Your copy should hold exactly the lines from the one containing "Emit a Python" to the one containing "0.901, 0.86, 0.845]", inclusive, with no pictures.

Records with drawing code
-- Begin --
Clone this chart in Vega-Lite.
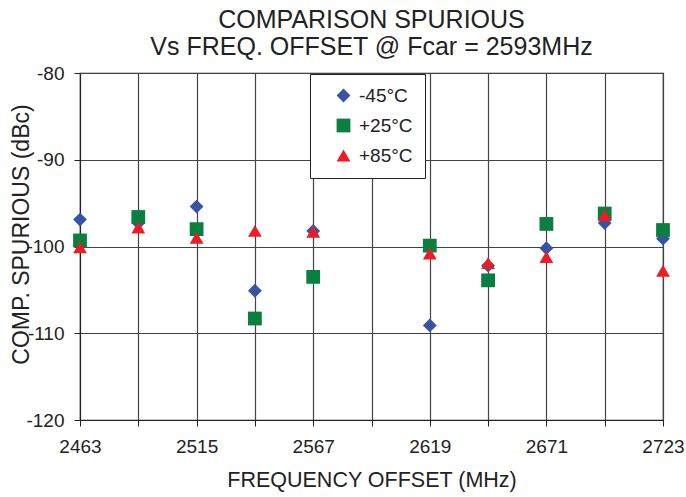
{
  "$schema": "https://vega.github.io/schema/vega-lite/v6.json",
  "width": 583,
  "height": 347,
  "autosize": "none",
  "padding": {"left": 80, "top": 73, "right": 23, "bottom": 77},
  "background": "white",
  "config": {
    "font": "Liberation Sans",
    "view": {"stroke": "#222", "strokeWidth": 1.2}
  },
  "title": {
    "text": ["COMPARISON SPURIOUS", "Vs FREQ. OFFSET @ Fcar = 2593MHz"],
    "fontSize": 25,
    "fontWeight": "normal",
    "color": "#222",
    "lineHeight": 27,
    "anchor": "middle",
    "frame": "group",
    "offset": 4
  },
  "data": {
    "values": [
      {"freq": 2463, "spur": -96.9, "temp": "-45°C"},
      {"freq": 2489, "spur": -97.3, "temp": "-45°C"},
      {"freq": 2515, "spur": -95.4, "temp": "-45°C"},
      {"freq": 2541, "spur": -105.1, "temp": "-45°C"},
      {"freq": 2567, "spur": -98.2, "temp": "-45°C"},
      {"freq": 2619, "spur": -109.1, "temp": "-45°C"},
      {"freq": 2645, "spur": -102.2, "temp": "-45°C"},
      {"freq": 2671, "spur": -100.2, "temp": "-45°C"},
      {"freq": 2697, "spur": -97.3, "temp": "-45°C"},
      {"freq": 2723, "spur": -99.1, "temp": "-45°C"},
      {"freq": 2463, "spur": -99.3, "temp": "+25°C"},
      {"freq": 2489, "spur": -96.6, "temp": "+25°C"},
      {"freq": 2515, "spur": -98.0, "temp": "+25°C"},
      {"freq": 2541, "spur": -108.3, "temp": "+25°C"},
      {"freq": 2567, "spur": -103.5, "temp": "+25°C"},
      {"freq": 2619, "spur": -99.9, "temp": "+25°C"},
      {"freq": 2645, "spur": -103.9, "temp": "+25°C"},
      {"freq": 2671, "spur": -97.4, "temp": "+25°C"},
      {"freq": 2697, "spur": -96.2, "temp": "+25°C"},
      {"freq": 2723, "spur": -98.1, "temp": "+25°C"},
      {"freq": 2463, "spur": -100.1, "temp": "+85°C"},
      {"freq": 2489, "spur": -97.8, "temp": "+85°C"},
      {"freq": 2515, "spur": -99.0, "temp": "+85°C"},
      {"freq": 2541, "spur": -98.2, "temp": "+85°C"},
      {"freq": 2567, "spur": -98.3, "temp": "+85°C"},
      {"freq": 2619, "spur": -100.8, "temp": "+85°C"},
      {"freq": 2645, "spur": -101.9, "temp": "+85°C"},
      {"freq": 2671, "spur": -101.2, "temp": "+85°C"},
      {"freq": 2697, "spur": -96.4, "temp": "+85°C"},
      {"freq": 2723, "spur": -102.8, "temp": "+85°C"}
    ]
  },
  "mark": {"type": "point", "filled": true, "opacity": 1, "size": 190},
  "encoding": {
    "x": {
      "field": "freq",
      "type": "quantitative",
      "scale": {"domain": [2463, 2723], "nice": false, "zero": false},
      "axis": {
        "title": "FREQUENCY OFFSET (MHz)",
        "values": [2463, 2489, 2515, 2541, 2567, 2593, 2619, 2645, 2671, 2697, 2723],
        "labelExpr": "(datum.value - 2463) % 52 == 0 ? toString(datum.value) : ''",
        "labelFlush": false,
        "labelOverlap": false,
        "labelFontSize": 19,
        "labelColor": "#222",
        "labelPadding": 11,
        "titleFontSize": 21.5,
        "titleFontWeight": "normal",
        "titleColor": "#222",
        "titlePadding": 13,
        "domainColor": "#222",
        "tickColor": "#222",
        "tickSize": 6,
        "gridColor": "#444",
        "gridOpacity": 1,
        "gridWidth": 1.2
      }
    },
    "y": {
      "field": "spur",
      "type": "quantitative",
      "scale": {"domain": [-120, -80], "nice": false, "zero": false},
      "axis": {
        "title": "COMP. SPURIOUS (dBc)",
        "values": [-120, -110, -100, -90, -80],
        "labelExpr": "toString(datum.value)",
        "labelFlush": false,
        "labelFontSize": 19,
        "labelColor": "#222",
        "labelPadding": 10,
        "titleFontSize": 23,
        "titleFontWeight": "normal",
        "titleColor": "#222",
        "titleX": -59,
        "titleY": 161,
        "titleBaseline": "middle",
        "titleAlign": "center",
        "titleAngle": 270,
        "domainColor": "#222",
        "tickColor": "#222",
        "tickSize": 6,
        "gridColor": "#444",
        "gridOpacity": 1,
        "gridWidth": 1.2
      }
    },
    "color": {
      "field": "temp",
      "type": "nominal",
      "scale": {"domain": ["-45°C", "+25°C", "+85°C"], "range": ["#3953a4", "#0a7f3f", "#ed1c24"]},
      "legend": {
        "title": null,
        "orient": "none",
        "legendX": 230,
        "legendY": 1,
        "fillColor": "white",
        "strokeColor": "#222",
        "padding": 12,
        "labelFontSize": 19,
        "labelColor": "#222",
        "labelExpr": "datum.label + '\u00a0\u00a0'",
        "symbolSize": 190,
        "symbolOffset": 12,
        "rowPadding": 10,
        "symbolOpacity": 1,
        "labelOffset": 6
      }
    },
    "shape": {
      "field": "temp",
      "type": "nominal",
      "scale": {"domain": ["-45°C", "+25°C", "+85°C"], "range": ["diamond", "square", "triangle-up"]},
      "legend": null
    }
  }
}
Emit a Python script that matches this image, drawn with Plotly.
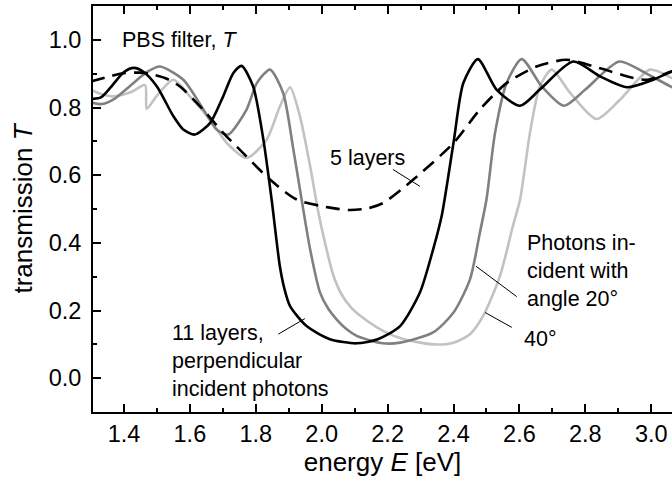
import plotly.graph_objects as go

# ---- data ----
E_black = [1.30, 1.33, 1.36, 1.40, 1.43, 1.46, 1.50, 1.55, 1.58, 1.615, 1.661, 1.701, 1.732, 1.757,
           1.792, 1.823, 1.848, 1.873, 1.888, 1.904, 1.954, 2.025, 2.106, 2.17, 2.238, 2.298, 2.338, 2.364,
           2.40, 2.43, 2.474, 2.531, 2.602, 2.662, 2.763, 2.845, 2.926, 3.006, 3.063, 3.10]
T_black = [0.825, 0.83, 0.86, 0.905, 0.917, 0.905, 0.862, 0.774, 0.735, 0.72, 0.754, 0.833, 0.902, 0.923,
           0.862, 0.705, 0.528, 0.331, 0.26, 0.213, 0.154, 0.115, 0.103, 0.115, 0.154, 0.253, 0.38, 0.479,
           0.696, 0.873, 0.943, 0.852, 0.805, 0.853, 0.936, 0.892, 0.86, 0.882, 0.907, 0.92]

E_gray = [1.30, 1.33, 1.37, 1.42, 1.47, 1.509, 1.58, 1.641, 1.681, 1.716, 1.772, 1.803, 1.843,
          1.883, 1.914, 1.939, 1.965, 1.995, 2.02, 2.045, 2.075, 2.106, 2.186, 2.238, 2.338, 2.40, 2.45, 2.48,
          2.50, 2.526, 2.561, 2.607, 2.668, 2.735, 2.80, 2.903, 2.984, 3.063, 3.10]
T_gray = [0.815, 0.81, 0.825, 0.865, 0.905, 0.921, 0.882, 0.794, 0.735, 0.72, 0.794, 0.872, 0.912,
          0.843, 0.676, 0.528, 0.38, 0.253, 0.205, 0.174, 0.145, 0.125, 0.103, 0.105, 0.135, 0.194, 0.292, 0.43,
          0.528, 0.725, 0.872, 0.943, 0.862, 0.805, 0.853, 0.936, 0.901, 0.86, 0.845]

E_light = [1.30, 1.33, 1.368, 1.42, 1.464, 1.469, 1.50, 1.55, 1.60, 1.661, 1.712, 1.772, 1.833,
           1.873, 1.904, 1.934, 1.965, 1.99, 2.015, 2.035, 2.06, 2.09, 2.12, 2.186, 2.25, 2.339, 2.40, 2.45, 2.49,
           2.541, 2.58, 2.602, 2.632, 2.662, 2.698, 2.754, 2.834, 2.905, 2.996, 3.063, 3.10]
T_light = [0.852, 0.84, 0.833, 0.845, 0.866, 0.796, 0.835, 0.882, 0.833, 0.764, 0.695, 0.651, 0.705,
           0.803, 0.86, 0.774, 0.626, 0.489, 0.38, 0.305, 0.248, 0.208, 0.182, 0.14, 0.115, 0.10, 0.105, 0.13, 0.184,
           0.302, 0.449, 0.528, 0.725, 0.862, 0.912, 0.843, 0.766, 0.823, 0.912, 0.887, 0.87]

E_five = [1.30, 1.35, 1.398, 1.45, 1.489, 1.53, 1.57, 1.64, 1.701, 1.761, 1.843, 1.924, 2.025,
          2.086, 2.14, 2.187, 2.278, 2.40, 2.48, 2.561, 2.652, 2.743, 2.845, 2.946, 2.99, 3.063, 3.10]
T_five = [0.877, 0.89, 0.901, 0.903, 0.897, 0.885, 0.862, 0.794, 0.725, 0.666, 0.587, 0.528, 0.504,
          0.497, 0.502, 0.518, 0.587, 0.695, 0.794, 0.872, 0.921, 0.941, 0.916, 0.887, 0.882, 0.907, 0.915]

x_ticks = [1.4, 1.6, 1.8, 2.0, 2.2, 2.4, 2.6, 2.8, 3.0]
y_ticks = [0.0, 0.2, 0.4, 0.6, 0.8, 1.0]

FONT = "Liberation Sans, Arial, sans-serif"
SMOOTH = 0.7

fig = go.Figure()
fig.add_trace(go.Scatter(x=E_light, y=T_light, mode="lines",
                         line=dict(color="#c2c2c2", width=2.6, shape="spline", smoothing=SMOOTH)))
fig.add_trace(go.Scatter(x=E_gray, y=T_gray, mode="lines",
                         line=dict(color="#808080", width=2.6, shape="spline", smoothing=SMOOTH)))
fig.add_trace(go.Scatter(x=E_black, y=T_black, mode="lines",
                         line=dict(color="#000000", width=2.6, shape="spline", smoothing=SMOOTH)))
fig.add_trace(go.Scatter(x=E_five, y=T_five, mode="lines",
                         line=dict(color="#000000", width=2.6, shape="spline", smoothing=SMOOTH,
                                   dash="14px,8px")))

ann_font = dict(family=FONT, size=21.5, color="black")
annotations = [
    dict(x=1.388, y=1.0, text="PBS filter, <i>T</i>"),
    dict(x=2.019, y=0.652, text="5 layers"),
    dict(x=1.540, y=0.05, text="11 layers,<br>perpendicular<br>incident photons"),
    dict(x=2.617, y=0.317, text="Photons in-<br>cident with<br>angle 20°"),
    dict(x=2.607, y=0.115, text="40°"),
]
for a in annotations:
    a.update(xref="x", yref="y", xanchor="left", yanchor="middle", align="left",
             showarrow=False, font=ann_font)

leaders = [
    (2.216, 0.617, 2.298, 0.567),
    (1.868, 0.130, 1.949, 0.176),
    (2.468, 0.331, 2.592, 0.241),
    (2.496, 0.194, 2.577, 0.150),
]
shapes = [dict(type="line", xref="x", yref="y", x0=a, y0=b, x1=c, y1=d,
               line=dict(color="black", width=1)) for a, b, c, d in leaders]

fig.update_layout(
    width=672, height=483,
    margin=dict(l=93, r=0, t=6, b=71),
    paper_bgcolor="white", plot_bgcolor="white",
    showlegend=False,
    annotations=annotations,
    shapes=shapes,
    font=dict(family=FONT, color="black"),
)
fig.update_xaxes(
    range=[1.306, 3.063], tickvals=x_ticks, ticktext=[f"{v:.1f}" for v in x_ticks],
    ticks="inside", ticklen=8, tickwidth=1.5, tickcolor="black",
    minor=dict(ticks="inside", ticklen=4, dtick=0.1, tick0=1.4, tickcolor="black", tickwidth=1.5),
    showline=True, linecolor="black", linewidth=2, mirror="allticks",
    showgrid=False, zeroline=False,
    tickfont=dict(size=23.5, family=FONT, color="black"),
    ticklabelstandoff=0,
    title=dict(text="energy <i>E</i> [eV]", font=dict(size=26, family=FONT, color="black"), standoff=0),
)
fig.update_yaxes(
    range=[-0.1, 1.1], tickvals=y_ticks, ticktext=[f"{v:.1f}" for v in y_ticks],
    ticks="inside", ticklen=8, tickwidth=1.5, tickcolor="black",
    minor=dict(ticks="inside", ticklen=4, dtick=0.1, tick0=0.0, tickcolor="black", tickwidth=1.5),
    showline=True, linecolor="black", linewidth=2, mirror=False,
    showgrid=False, zeroline=False,
    tickfont=dict(size=23.5, family=FONT, color="black"),
    ticklabelstandoff=5,
    title=dict(text="transmission <i>T</i>", font=dict(size=26, family=FONT, color="black"), standoff=9),
)

fig.write_html("out.html")
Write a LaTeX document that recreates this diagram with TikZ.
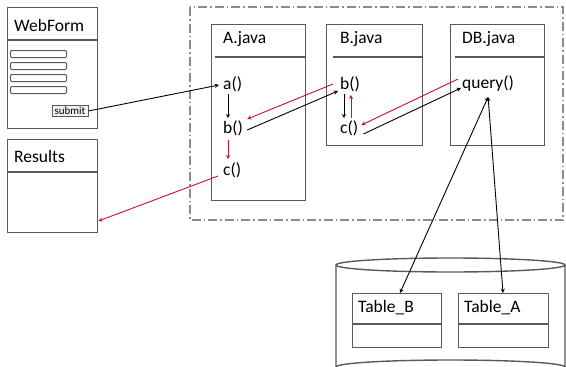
\documentclass[tikz,border=0pt]{standalone}
\usepackage{fontspec}
\setmainfont{Carlito}
\usetikzlibrary{positioning,shapes.geometric,calc}
\definecolor{boxgray}{HTML}{595959}
\definecolor{frame}{HTML}{8C8C8C}
\definecolor{callred}{HTML}{C8102E}
\tikzset{
    classbox/.style={draw=boxgray,line width=1.4pt,rectangle,anchor=north west,inner sep=0pt},
    divider/.style={draw=boxgray,line width=1.4pt},
    title/.style={anchor=west,inner sep=0pt,font=\fontsize{17.5}{19}\selectfont},
    method/.style={anchor=west,inner sep=0pt,font=\fontsize{17.5}{19}\selectfont},
    field/.style={draw=boxgray,line width=1pt,rounded corners=1pt,anchor=north west,minimum width=56,minimum height=7,inner sep=0pt},
    call/.style={->,>=stealth,line width=0.9pt},
    back/.style={->,>=stealth,line width=0.9pt,callred},
}

\begin{document}
\begin{tikzpicture}[x=1pt,y=-1pt]
            \clip (0,0) rectangle (566,367);
            % package frame
            \draw[frame,line width=1.4pt,dash pattern=on 9pt off 3pt on 1.5pt off 3pt] (190,7) rectangle (563,220);

            % web form and results
            \node[classbox,minimum width=90,minimum height=121] (web) at (7,7) {};
            \draw[divider] ($(web.north west)+(0,33)$) -- ($(web.north east)+(0,33)$);
            \node[title] (webt) at ($(web.north west)+(7,18)$) {WebForm};
            \foreach \i in {1,...,4}
                \node[field] (f\i) at (10,{50+12*(\i-1)}) {};
            \node[draw=boxgray,fill=black!5,line width=0.8pt,inner sep=1pt,font=\fontsize{11}{12}\selectfont,minimum width=36,minimum height=11] (submit) at (70,111) {submit};

            \node[classbox,minimum width=90,minimum height=93] (res) at (7,139) {};
            \draw[divider] ($(res.north west)+(0,33)$) -- ($(res.north east)+(0,33)$);
            \node[title] (rest) at ($(res.north west)+(7,17)$) {Results};

            % classes
            \node[classbox,minimum width=94,minimum height=176] (A) at (211,24) {};
            \draw[divider] ($(A.north west)+(4,33)$) -- ($(A.north east)+(0,33)$);
            \node[title] (At) at ($(A.north west)+(12,15)$) {A.java};
            \node[method] (Aa) at (223,84) {a()};
            \node[method] (Ab) at (223,128) {b()};
            \node[method] (Ac) at (223,170) {c()};

            \node[classbox,minimum width=96,minimum height=121] (B) at (326,24) {};
            \draw[divider] ($(B.north west)+(7,33)$) -- ($(B.north east)+(0,33)$);
            \node[title] (Bt) at ($(B.north west)+(14,15)$) {B.java};
            \node[method] (Bb) at (340,84) {b()};
            \node[method] (Bc) at (340,128) {c()};

            \node[classbox,minimum width=94,minimum height=121] (DB) at (450,24) {};
            \draw[divider] ($(DB.north west)+(5,33)$) -- ($(DB.north east)+(0,33)$);
            \node[title] (DBt) at ($(DB.north west)+(12,15)$) {DB.java};
            \node[method] (q) at (462,84) {query()};

            % database
            \draw[boxgray,line width=1.4pt] (336,265) -- (336,367) arc[start angle=180,end angle=360,x radius=114.5,y radius=7] -- (565,265);
            \draw[boxgray,line width=1.4pt] (450.5,265) ellipse[x radius=114.5,y radius=7];
            \node[classbox,minimum width=89,minimum height=54] (tb) at (352,293) {};
            \draw[divider] ($(tb.north west)+(0,31)$) -- ($(tb.north east)+(0,31)$);
            \node[title] (tbt) at ($(tb.north west)+(6,15)$) {Table\_B};
            \node[classbox,minimum width=90,minimum height=54] (ta) at (458,293) {};
            \draw[divider] ($(ta.north west)+(0,31)$) -- ($(ta.north east)+(0,31)$);
            \node[title] (tat) at ($(ta.north west)+(6,15)$) {Table\_A};

            % calls
            \draw[call] (submit.east) -- ($(Aa.west)+(-4,1)$);
            \draw[call] ($(Aa.south west)+(5,2)$) -- ($(Ab.north west)+(5,-2)$);
            \draw[back] ($(Ab.south west)+(5,4)$) -- ($(Ac.north west)+(5,-3)$);
            \draw[call] ($(Ab.east)+(4,2)$) -- ($(Bb.west)+(-2,7)$);
            \draw[back] ($(Bb.west)+(-7,0)$) -- ($(Ab.east)+(4,-9)$);
            \draw[call] ($(Bb.south west)+(4,2)$) -- ($(Bc.north west)+(4,-2)$);
            \draw[back] ($(Bc.north west)+(11,-2)$) -- ($(Bb.south west)+(11,3)$);
            \draw[call] ($(Bc.east)+(5,6)$) -- ($(q.west)+(-1,4)$);
            \draw[back] ($(q.west)+(-4,-5)$) -- ($(Bc.east)+(3,-3)$);
            \draw[back] ($(Ac.west)+(-5,6)$) -- (res.east |- 0,221);
            \draw[call,<->] ($(q.south)+(0,5)$) -- (tb.north -| 400,0);
            \draw[call,<->] ($(q.south)+(0,5)$) -- (ta.north -| 503,0);
        \end{tikzpicture}
\end{document}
-- End --
[Written solution]
Emit a Python script that matches this image, drawn with Plotly.
import plotly.graph_objects as go

# ---- data ----
E_black = [1.30, 1.33, 1.36, 1.40, 1.43, 1.46, 1.50, 1.55, 1.58, 1.615, 1.661, 1.701, 1.732, 1.757,
           1.792, 1.823, 1.848, 1.873, 1.888, 1.904, 1.954, 2.025, 2.106, 2.17, 2.238, 2.298, 2.338, 2.364,
           2.40, 2.43, 2.474, 2.531, 2.602, 2.662, 2.763, 2.845, 2.926, 3.006, 3.063, 3.10]
T_black = [0.825, 0.83, 0.86, 0.905, 0.917, 0.905, 0.862, 0.774, 0.735, 0.72, 0.754, 0.833, 0.902, 0.923,
           0.862, 0.705, 0.528, 0.331, 0.26, 0.213, 0.154, 0.115, 0.103, 0.115, 0.154, 0.253, 0.38, 0.479,
           0.696, 0.873, 0.943, 0.852, 0.805, 0.853, 0.936, 0.892, 0.86, 0.882, 0.907, 0.92]

E_gray = [1.30, 1.33, 1.37, 1.42, 1.47, 1.509, 1.58, 1.641, 1.681, 1.716, 1.772, 1.803, 1.843,
          1.883, 1.914, 1.939, 1.965, 1.995, 2.02, 2.045, 2.075, 2.106, 2.186, 2.238, 2.338, 2.40, 2.45, 2.48,
          2.50, 2.526, 2.561, 2.607, 2.668, 2.735, 2.80, 2.903, 2.984, 3.063, 3.10]
T_gray = [0.815, 0.81, 0.825, 0.865, 0.905, 0.921, 0.882, 0.794, 0.735, 0.72, 0.794, 0.872, 0.912,
          0.843, 0.676, 0.528, 0.38, 0.253, 0.205, 0.174, 0.145, 0.125, 0.103, 0.105, 0.135, 0.194, 0.292, 0.43,
          0.528, 0.725, 0.872, 0.943, 0.862, 0.805, 0.853, 0.936, 0.901, 0.86, 0.845]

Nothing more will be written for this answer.